More than the imagery itself, the lyrics are also very explicit. Though they do not directly threaten Bardella personally, the song speaks more broadly about fascism, racism and the Right in general.

“Kicks to the head of a fucking fascist, what a fine flavour. A good racist is a racist nailed into a coffin,” he raps.

Elsewhere he raps “A good fascist is a dead fascist”, and takes aim at the French right-wing’s international allies, claiming those who call themselves nationalists while backing US President Donald Trump are “collaborators” who would have been “traitors” during the Second World War.

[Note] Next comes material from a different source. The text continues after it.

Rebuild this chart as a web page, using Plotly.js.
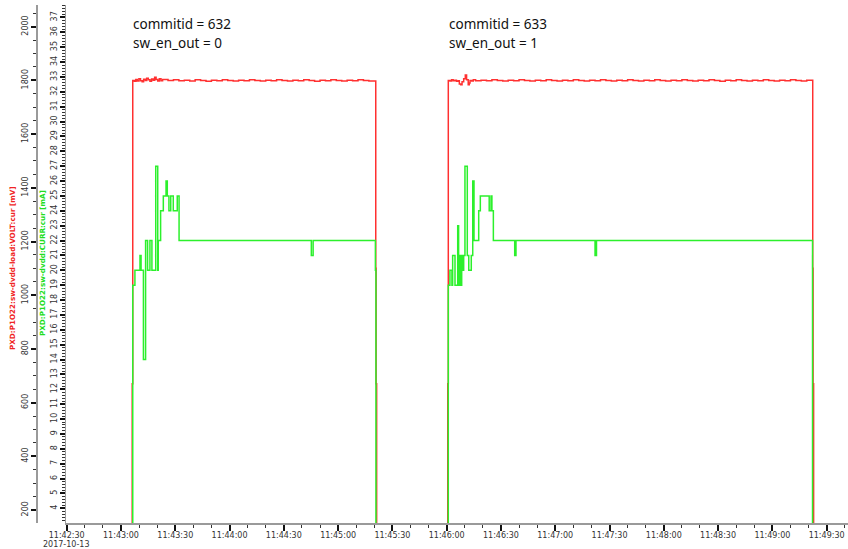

In the music video, the French rapper also tries to reclaim the French national colours. The flags appear throughout the video as symbols of an alternative vision of France rooted in liberty, equality and fraternity rather than nationalism or fascism.

As he puts it: “Long live France, the land of liberty, equality, and fraternity, let’s reclaim this flag instead of leaving it to the fascists.”

The rapper’s comments echo a debate that has also emerged within the French Left itself. La France Insoumise (LFI) left-wing MP Antoine Léaument has argued that the Left should reclaim the symbols of French national identity “rather than abandon them to the right and far right.”

In March 2025, he gave a talk explaining why the reappropriation of the French tricolour flag by the Left is politically important. According to him, “faced with the attempt by the right and far right to appropriate national symbols,” the Left should “defend the idea that these symbols belong to the revolutionary and progressive history of France.”

His argument draws on the historical origins of the French flag itself, which emerged from the French Revolution of 1789 and became associated with the republican ideals of liberty, equality and fraternity.